### What to work on
The lines to extract run from the start of the records through the line with "y_ticks = [0, 5, 10, 15, 20, 25]", both ends included; drop the pictures.
——————
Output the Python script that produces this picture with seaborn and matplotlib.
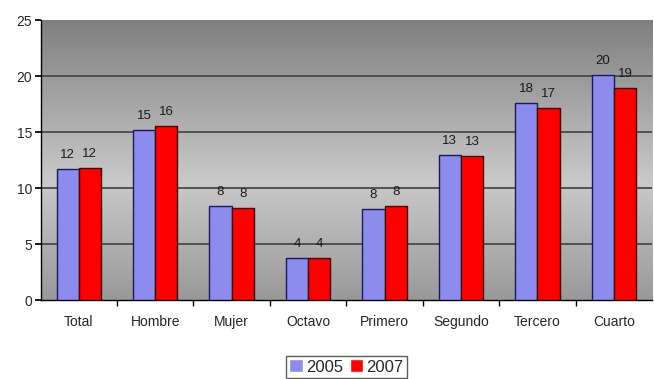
import numpy as np
import pandas as pd
import matplotlib
matplotlib.use("Agg")
import matplotlib.pyplot as plt
from matplotlib.colors import LinearSegmentedColormap
import seaborn as sns

categories = ["Total", "Hombre", "Mujer", "Octavo", "Primero", "Segundo", "Tercero", "Cuarto"]
values_2005 = [11.67, 15.18, 8.42, 3.72, 8.13, 12.95, 17.56, 20.06]
values_2007 = [11.76, 15.55, 8.24, 3.72, 8.42, 12.86, 17.11, 18.93]
years = ["2005", "2007"]
y_ticks = [0, 5, 10, 15, 20, 25]

df = pd.DataFrame({
    "categoria": categories * 2,
    "anio": [years[0]] * len(categories) + [years[1]] * len(categories),
    "valor": values_2005 + values_2007,
})

sns.set_theme(style="white")
plt.rcParams["font.family"] = ["Liberation Sans", "DejaVu Sans"]

fig = plt.figure(figsize=(6.54, 3.79), dpi=100)
ax = fig.add_axes([0.062, 0.208, 0.935, 0.739])

# grey vertical gradient behind the bars
grad_cmap = LinearSegmentedColormap.from_list(
    "fondo",
    [(0.0, (0.60, 0.60, 0.60)), (0.42, (0.79, 0.79, 0.79)), (1.0, (0.50, 0.50, 0.50))],
)
ax.imshow(np.linspace(0, 1, 256).reshape(-1, 1), cmap=grad_cmap, aspect="auto",
          extent=[0, 1, 0, 1], origin="lower", transform=ax.transAxes, zorder=0)

palette = {"2005": "#8c8cee", "2007": "#ff0000"}
sns.barplot(data=df, x="categoria", y="valor", hue="anio", palette=palette,
            width=0.58, gap=0, saturation=1, ax=ax, zorder=3)

edge = {"2005": "#1a1a5a", "2007": "#3a0000"}
for cont, yr in zip(ax.containers, years):
    for p in cont:
        p.set_edgecolor(edge[yr])
        p.set_linewidth(1.0)
    ax.bar_label(cont, fmt="%.0f", padding=6, fontsize=9.5, color="#1a1a1a")

ax.set_ylim(0, 25)
ax.set_xlim(-0.5, len(categories) - 0.5)
ax.set_yticks(y_ticks)
ax.set_yticklabels([str(t) for t in y_ticks], fontsize=10)
for t in y_ticks[1:-1]:
    ax.axhline(t, color="#4a4a4a", lw=1.3, zorder=1)

ax.set_xticks(range(len(categories)))
ax.set_xticklabels(categories, fontsize=10)
ax.tick_params(axis="x", length=0, pad=11)
ax.set_xticks(np.arange(0.5, len(categories) - 0.5, 1), minor=True)
ax.tick_params(axis="x", which="minor", length=4, direction="out", color="black", bottom=True)
ax.tick_params(axis="y", length=4, direction="out", color="black", left=True, pad=2)

ax.set_xlabel("")
ax.set_ylabel("")
for s in ["top", "right"]:
    ax.spines[s].set_visible(False)
ax.spines["left"].set_color("black")
ax.spines["bottom"].set_color("black")
ax.spines["left"].set_linewidth(1.0)
ax.spines["bottom"].set_linewidth(1.0)

leg = ax.legend(title=None, loc="upper center", bbox_to_anchor=(0.5, -0.17), ncol=2,
                frameon=True, fontsize=12, handlelength=0.8, handleheight=0.8,
                handletextpad=0.2, columnspacing=0.4, borderpad=0.2, fancybox=False)
leg.get_frame().set_edgecolor("#333333")
leg.get_frame().set_linewidth(1.0)

fig.savefig("out.png", dpi=100)
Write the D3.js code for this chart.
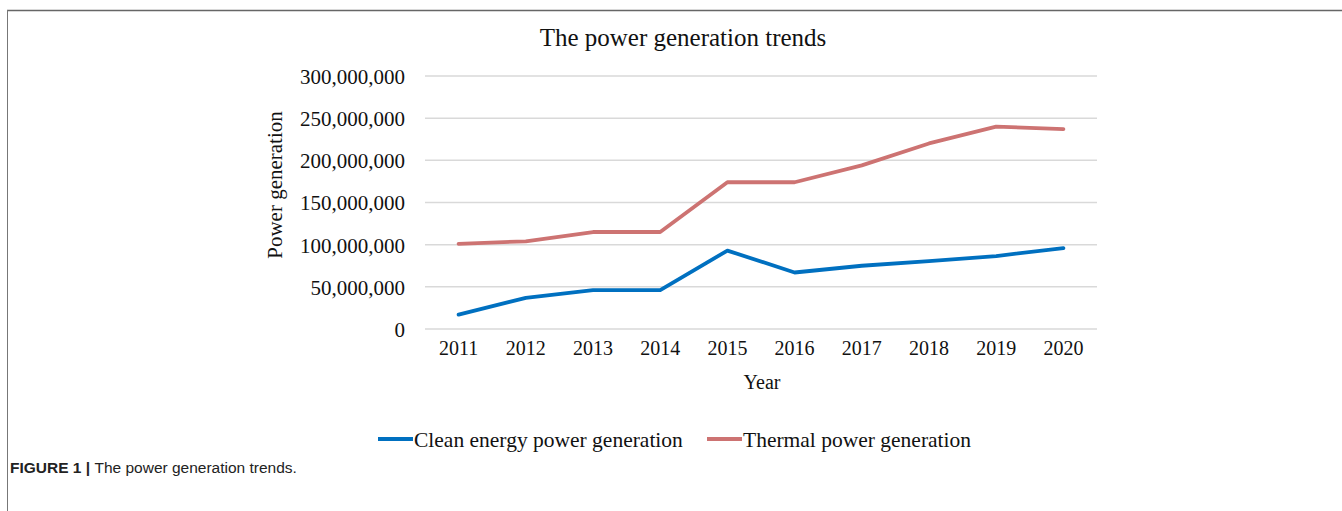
<!DOCTYPE html>
<html>
<head>
<meta charset="utf-8">
<script src="https://cdn.jsdelivr.net/npm/d3@7"></script>
<style>
  body { margin: 0; background: #fff; }
  svg { display: block; }
</style>
</head>
<body>
<svg id="chart"></svg>
<script>
// chart data
var years = ["2011","2012","2013","2014","2015","2016","2017","2018","2019","2020"];
var clean = [17000000, 37000000, 46000000, 46000000, 93000000, 67000000, 75000000, 80500000, 86500000, 96000000];
var thermal = [101000000, 104000000, 115000000, 115000000, 174000000, 174000000, 194000000, 220000000, 240000000, 237000000];
var yTicks = [0, 50000000, 100000000, 150000000, 200000000, 250000000, 300000000];
var seriesNames = ["Clean energy power generation", "Thermal power generation"];

var width = 1342, height = 511;
var margin = {left: 425, right: 245, top: 76, bottom: 182};
var serif = "'Liberation Serif', 'Times New Roman', serif";

var svg = d3.select("#chart")
    .attr("width", width)
    .attr("height", height);

// figure frame (top + left rule)
svg.append("line")
    .attr("x1", 7).attr("x2", width).attr("y1", 10.5).attr("y2", 10.5)
    .attr("style", "stroke:#666; stroke-width:1.5");
svg.append("line")
    .attr("x1", 7.5).attr("x2", 7.5).attr("y1", 10).attr("y2", height)
    .attr("style", "stroke:#777; stroke-width:1");

var x = d3.scaleBand()
    .domain(years)
    .range([margin.left, width - margin.right]);
var y = d3.scaleLinear()
    .domain([0, 300000000])
    .range([height - margin.bottom, margin.top]);

// gridlines
svg.append("g")
    .selectAll("line")
        .data(yTicks)
        .enter().append("line")
    .attr("x1", margin.left)
    .attr("x2", width - margin.right)
    .attr("y1", (d) => y(d))
    .attr("y2", (d) => y(d))
    .attr("style", "stroke:#d9d9d9; stroke-width:1.5");

// y axis labels
var fmt = d3.format(",");
var yAxis = svg.append("g")
    .attr("transform", "translate(" + (margin.left - 20) + ",0)")
    .call(d3.axisLeft(y).tickValues(yTicks).tickFormat((d) => d === 0 ? "0" : fmt(d)).tickSize(0));
yAxis.select(".domain").remove();
yAxis.selectAll("text")
    .attr("x", 0)
    .attr("dy", ".35em")
    .attr("style", "font: 21px " + serif + "; fill:#111");

// x axis labels
var xAxis = svg.append("g")
    .attr("transform", "translate(0,341)")
    .call(d3.axisBottom(x).tickSize(0));
xAxis.select(".domain").remove();
xAxis.selectAll("text")
    .attr("y", 0)
    .attr("dy", "0.71em")
    .attr("style", "font: 20px " + serif + "; fill:#111");

// titles
svg.append("text")
    .attr("x", 683).attr("y", 46)
    .attr("text-anchor", "middle")
    .attr("style", "font: 25px " + serif + "; fill:#111")
    .text("The power generation trends");
svg.append("text")
    .attr("x", 762).attr("y", 389)
    .attr("text-anchor", "middle")
    .attr("style", "font: 20px " + serif + "; fill:#111")
    .text("Year");
svg.append("text")
    .attr("transform", "translate(282,185) rotate(-90)")
    .attr("text-anchor", "middle")
    .attr("style", "font: 21px " + serif + "; fill:#111")
    .text("Power generation");

// lines
var line = d3.line()
    .x((d, i) => x(years[i]) + x.bandwidth() / 2)
    .y((d) => y(d));
var colors = ["#0070c0", "#cd7372"];
[clean, thermal].forEach(function(s, k) {
    svg.append("path")
        .datum(s)
        .attr("d", line)
        .attr("style", "fill:none; stroke:" + colors[k] + "; stroke-width:3.8; stroke-linejoin:round; stroke-linecap:round");
});

// legend
var legendX = [378, 707];
seriesNames.forEach(function(n, k) {
    var g = svg.append("g").attr("transform", "translate(" + legendX[k] + ",439)");
    g.append("line")
        .attr("x1", 0).attr("x2", 35)
        .attr("style", "stroke:" + colors[k] + "; stroke-width:3.8");
    g.append("text")
        .attr("x", 36).attr("dy", ".35em")
        .attr("style", "font: 21.5px " + serif + "; fill:#111")
        .text(n);
});

// caption
var cap = svg.append("text")
    .attr("x", 10).attr("y", 473)
    .attr("style", "font: 15.5px 'Liberation Sans', Arial, sans-serif; fill:#222");
cap.append("tspan").attr("style", "font-weight:bold").text("FIGURE 1 | ");
cap.append("tspan").text("The power generation trends.");
</script>
</body>
</html>
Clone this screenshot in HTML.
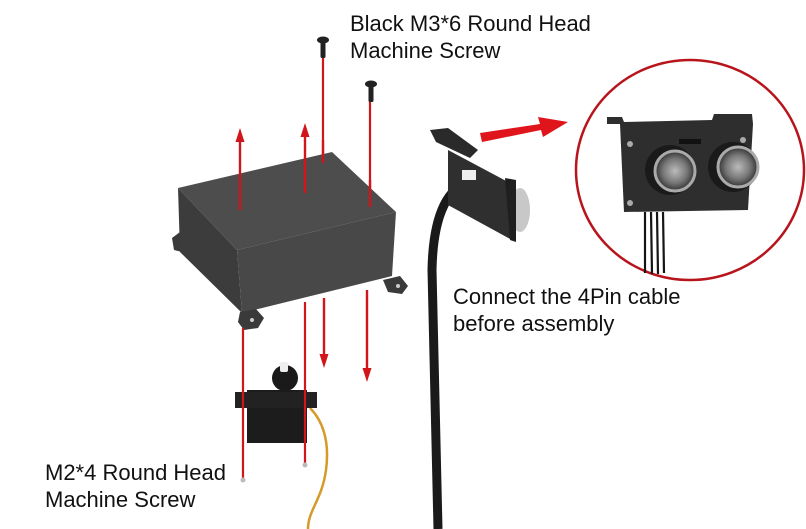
<!DOCTYPE html>
<html><head><meta charset="utf-8"><style>
html,body{margin:0;padding:0;background:#fff}
svg{display:block}
text{font-family:"Liberation Sans Narrow","Liberation Sans",sans-serif;font-size:22px;fill:#111}
</style></head><body>
<svg width="806" height="529" viewBox="0 0 806 529" xmlns="http://www.w3.org/2000/svg">
<defs>
<radialGradient id="lens" cx="50%" cy="50%" r="50%"><stop offset="0" stop-color="#bbb"/><stop offset="0.6" stop-color="#777"/><stop offset="1" stop-color="#333"/></radialGradient>
</defs>

<g stroke="#d0161b" stroke-width="2.2" fill="none">
<line x1="323" y1="58" x2="323" y2="163"/>
<line x1="370" y1="95" x2="370" y2="207"/>
</g>
<g fill="#222">
<ellipse cx="323" cy="40" rx="6" ry="3.5"/><rect x="320.5" y="41" width="5" height="17" rx="1.5"/>
<ellipse cx="371" cy="84" rx="6" ry="3.5"/><rect x="368.5" y="85" width="5" height="17" rx="1.5"/>
</g>

<!-- bracket -->
<g>
<path d="M172,238 L180,232 L182,252 L174,250 Z" fill="#3a3a3a"/>
<path d="M178,188 L237,250 L242,313 L180,252 Z" fill="#3c3c3c"/>
<path d="M178,188 L332,152 L396,212 L237,250 Z" fill="#4d4d4d"/>
<path d="M237,250 L396,212 L392,276 L242,313 Z" fill="#484848"/>
<path d="M383,280 L400,276 L408,286 L402,294 L388,292 Z" fill="#3a3a3a"/>
<circle cx="398" cy="286" r="2" fill="#ccc"/>
<path d="M240,312 L256,309 L264,318 L258,328 L244,330 L238,322 Z" fill="#3a3a3a"/>
<circle cx="252" cy="320" r="2" fill="#ccc"/>
</g>

<g stroke="#d0161b" stroke-width="2.4" fill="none">
<line x1="240" y1="210" x2="240" y2="140"/>
<line x1="305" y1="193" x2="305" y2="134"/>
<line x1="323" y1="140" x2="323" y2="163"/>
<line x1="370" y1="180" x2="370" y2="207"/>
<line x1="324" y1="298" x2="324" y2="356"/>
<line x1="367" y1="290" x2="367" y2="370"/>
</g>
<g fill="#d0161b">
<polygon points="240,128 235.5,142 244.5,142"/>
<polygon points="305,123 300.5,137 309.5,137"/>
<polygon points="324,368 319.5,354 328.5,354"/>
<polygon points="367,382 362.5,368 371.5,368"/>
</g>

<!-- servo -->
<g>
<path d="M310,408 C322,420 330,440 326,470 C322,500 308,510 308,529" stroke="#d49a2a" stroke-width="2.5" fill="none"/>
<rect x="247" y="390" width="60" height="53" fill="#1c1c1c"/>
<rect x="235" y="392" width="82" height="16" fill="#222"/>
<circle cx="285" cy="378" r="13" fill="#1a1a1a"/>
<rect x="280" y="362" width="8" height="10" rx="2" fill="#eee"/>
</g>
<g stroke="#d0161b" stroke-width="2.2" fill="none">
<line x1="243" y1="328" x2="243" y2="478"/>
<line x1="305" y1="302" x2="305" y2="463"/>
</g>
<circle cx="243" cy="480" r="2.5" fill="#bbb"/>
<circle cx="305" cy="465" r="2.5" fill="#bbb"/>

<!-- cable -->
<path d="M468,182 C445,190 433,220 432,270 L438,529" stroke="#1a1a1a" stroke-width="9" fill="none"/>

<!-- sensor module -->
<g>
<path d="M430,130 L448,128 L478,150 L470,158 L436,142 Z" fill="#2a2a2a"/>
<ellipse cx="520" cy="210" rx="10" ry="22" fill="#c8c8c8"/>
<path d="M448,150 L510,183 L512,240 L448,205 Z" fill="#2f2f2f"/>
<path d="M505,178 L516,180 L516,242 L510,240 Z" fill="#1f1f1f"/>
<rect x="462" y="170" width="14" height="10" fill="#eee"/>
</g>

<path d="M480,133 L540,124 L538,117 L568,122 L543,137 L541,130 L482,142 Z" fill="#e0151b"/>

<!-- circle detail -->
<ellipse cx="690" cy="170" rx="114" ry="110" fill="#fff" stroke="#b8141c" stroke-width="2.5"/>
<g>
<path d="M607,117 L622,117 L624,122 L712,120 L714,114 L752,114 L753,124 L748,210 L624,212 L620,124 L607,124 Z" fill="#2e2e2e"/>
<g stroke="#151515" stroke-width="2.2"><line x1="645" y1="212" x2="645" y2="273"/><line x1="651" y1="212" x2="652" y2="274"/><line x1="657" y1="212" x2="658" y2="274"/><line x1="663" y1="212" x2="664" y2="273"/></g>
<circle cx="670" cy="170" r="25" fill="#1a1a1a"/>
<circle cx="675" cy="171" r="20" fill="url(#lens)" stroke="#aaa" stroke-width="3"/>
<circle cx="733" cy="167" r="25" fill="#1a1a1a"/>
<circle cx="738" cy="167" r="20" fill="url(#lens)" stroke="#aaa" stroke-width="3"/>
<circle cx="630" cy="144" r="3" fill="#aaa"/><circle cx="743" cy="140" r="3" fill="#aaa"/><circle cx="630" cy="203" r="3" fill="#aaa"/>
<rect x="679" y="139" width="22" height="5" fill="#111"/>
</g>

<text x="350" y="31">Black M3*6 Round Head</text>
<text x="350" y="58">Machine Screw</text>
<text x="453" y="304">Connect the 4Pin cable</text>
<text x="453" y="331">before assembly</text>
<text x="45" y="480">M2*4 Round Head</text>
<text x="45" y="507">Machine Screw</text>
</svg>
</body></html>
——————
### Task response
Output the Python script that produces this picture with seaborn and matplotlib.
import numpy as np
import pandas as pd
import matplotlib
matplotlib.use("Agg")
import matplotlib.pyplot as plt
from matplotlib.colors import LinearSegmentedColormap
import seaborn as sns

categories = ["Total", "Hombre", "Mujer", "Octavo", "Primero", "Segundo", "Tercero", "Cuarto"]
values_2005 = [11.67, 15.18, 8.42, 3.72, 8.13, 12.95, 17.56, 20.06]
values_2007 = [11.76, 15.55, 8.24, 3.72, 8.42, 12.86, 17.11, 18.93]
years = ["2005", "2007"]
y_ticks = [0, 5, 10, 15, 20, 25]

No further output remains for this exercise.